In this part of the project, I used the full ResNet18 architecture. I used 3 input channels since I used all the RGB channels, and for the output size of the linear classifier I used 136 (for the 68 keypoints). For hyperparameters, I used a batch size of 128, learning rate of 1e-3, and Adam optimizer. I trained my model for 100 epochs. Also during training, I used a variety of data augmentations on both the images and keypoints as well. The augmentations I used are from the Albumentations package, which automatically helps me preserve the keypoints after transforming. The augmentations I used are as follows: HorizontalFlip(p=0.5), Rotate(p=0.5), VerticalFlip(p=0.5), RandomBrightnessContrast(p=0.5), ColorJitter(), GaussianBlur(), GaussNoise(), HueSaturationValue(). Below, I plot the training / validation loss curves for this model.

Testing Results

Below, I show some of my keypoints predictions on the testing set.
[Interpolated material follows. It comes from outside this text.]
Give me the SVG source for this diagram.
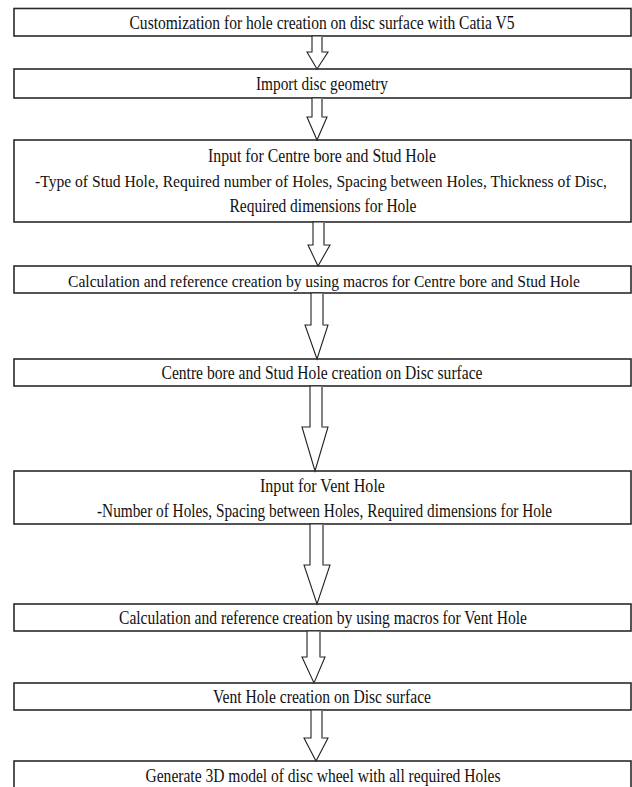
<svg xmlns="http://www.w3.org/2000/svg" width="632" height="787" viewBox="0 0 632 787">
<style>
.box{fill:#fff;stroke:#2a2a2a;stroke-width:1.6}
.t{font-family:"Liberation Serif","Times New Roman",serif;font-size:18px;fill:#111;text-anchor:middle}
.s{font-size:16px}
.ar{fill:#fff;stroke:#222;stroke-width:1.1;stroke-linejoin:miter}
.sh{stroke:#808080;stroke-width:1.6;fill:none}
</style>
<rect width="632" height="787" fill="#fff"/>
<g id="n1"><rect class="box" x="14" y="8.5" width="617" height="27.5"/>
<text class="t" x="322" y="29" textLength="385" lengthAdjust="spacingAndGlyphs">Customization for hole creation on disc surface with Catia V5</text></g>
<g id="n2"><rect class="box" x="14" y="69" width="617" height="29"/>
<text class="t" x="322" y="90" textLength="132" lengthAdjust="spacingAndGlyphs">Import disc geometry</text></g>
<g id="n3"><rect class="box" x="14" y="140" width="617" height="82"/>
<text class="t" x="322" y="162" textLength="228" lengthAdjust="spacingAndGlyphs">Input for Centre bore and Stud Hole</text>
<text class="t s" x="321" y="187" textLength="572" lengthAdjust="spacingAndGlyphs">-Type of Stud Hole, Required number of Holes, Spacing between Holes, Thickness of Disc,</text>
<text class="t" x="323" y="212" textLength="187" lengthAdjust="spacingAndGlyphs">Required dimensions for Hole</text></g>
<g id="n4"><rect class="box" x="14" y="266" width="617" height="27"/>
<text class="t s" x="324" y="287" textLength="512" lengthAdjust="spacingAndGlyphs">Calculation and reference creation by using macros for Centre bore and Stud Hole</text></g>
<g id="n5"><rect class="box" x="14" y="359" width="617" height="27"/>
<text class="t" x="322" y="379" textLength="321" lengthAdjust="spacingAndGlyphs">Centre bore and Stud Hole creation on Disc surface</text></g>
<g id="n6"><rect class="box" x="14" y="471" width="617" height="53"/>
<text class="t" x="322.5" y="492" textLength="125" lengthAdjust="spacingAndGlyphs">Input for Vent Hole</text>
<text class="t" x="324.5" y="517" textLength="455" lengthAdjust="spacingAndGlyphs">-Number of Holes, Spacing between Holes, Required dimensions for Hole</text></g>
<g id="n7"><rect class="box" x="14" y="604" width="617" height="27"/>
<text class="t" x="323" y="624" textLength="408" lengthAdjust="spacingAndGlyphs">Calculation and reference creation by using macros for Vent Hole</text></g>
<g id="n8"><rect class="box" x="14" y="683" width="617" height="27"/>
<text class="t" x="322" y="703" textLength="218" lengthAdjust="spacingAndGlyphs">Vent Hole creation on Disc surface</text></g>
<g id="n9"><rect class="box" x="14" y="761" width="617" height="40"/>
<text class="t" x="323" y="782" textLength="355" lengthAdjust="spacingAndGlyphs">Generate 3D model of disc wheel with all required Holes</text></g>
<g id="connectors">
<polygon class="ar" points="312,36 312,52 307,52 317,69 328,52 322,52 322,36"/>
<line class="sh" x1="322" y1="36" x2="322" y2="52"/>
<polygon class="ar" points="312,98 312,117 307,117 317,140 327,117 322,117 322,98"/>
<line class="sh" x1="322" y1="98" x2="322" y2="117"/>
<polygon class="ar" points="313,222 313,245 308,245 318,266 330,245 324,245 324,222"/>
<line class="sh" x1="324" y1="222" x2="324" y2="245"/>
<polygon class="ar" points="311,293 311,325 305,325 317,359 328,325 323,325 323,293"/>
<line class="sh" x1="323" y1="293" x2="323" y2="325"/>
<polygon class="ar" points="310,386 310,427 302,427 315,471 328,427 322,427 322,386"/>
<line class="sh" x1="322" y1="386" x2="322" y2="427"/>
<polygon class="ar" points="310,524 310,565 304,565 317,604 330,565 323,565 323,524"/>
<line class="sh" x1="323" y1="524" x2="323" y2="565"/>
<polygon class="ar" points="307,631 307,657 302,657 314,683 325,657 320,657 320,631"/>
<line class="sh" x1="320" y1="631" x2="320" y2="657"/>
<polygon class="ar" points="311,710 311,738 304,738 316,761 328,738 322,738 322,710"/>
<line class="sh" x1="322" y1="710" x2="322" y2="738"/>
</g>
</svg>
I chose these images because it demonstrates some of the difficulties that my model faces when predicting facial keypoints. In the first image on the left, the person's hands are partially obscuring the bottom half of their face. Since the colors of the person's face and hands are the same, the model predicted keypoints into the person's hands, far away from the actual points on the face. In the second image, the face is slightly turned. The half of the face with the facial outline clearly shown is predicted correctly, but the other side, which is obscured by the turned face, is not predicted well. Finally in the last example, the little girl's face is put through a wooden hole and turned, giving the model difficulty to correctly place the keypoints down.

Personal Photos

Finally, I show some of the keypoint predictions on photos from my collection.

In general, my model predicts the facial keypoints pretty well on these images. In the images with glasses, the eyes region is not as well predicted. Also, I think one reason for why it is not as accurate on the third image is because of the Communist Red background color, which the model has likely not seen in the training images. The other two images are similar to ones that it has seen during training, which are just naturally colored backgrounds.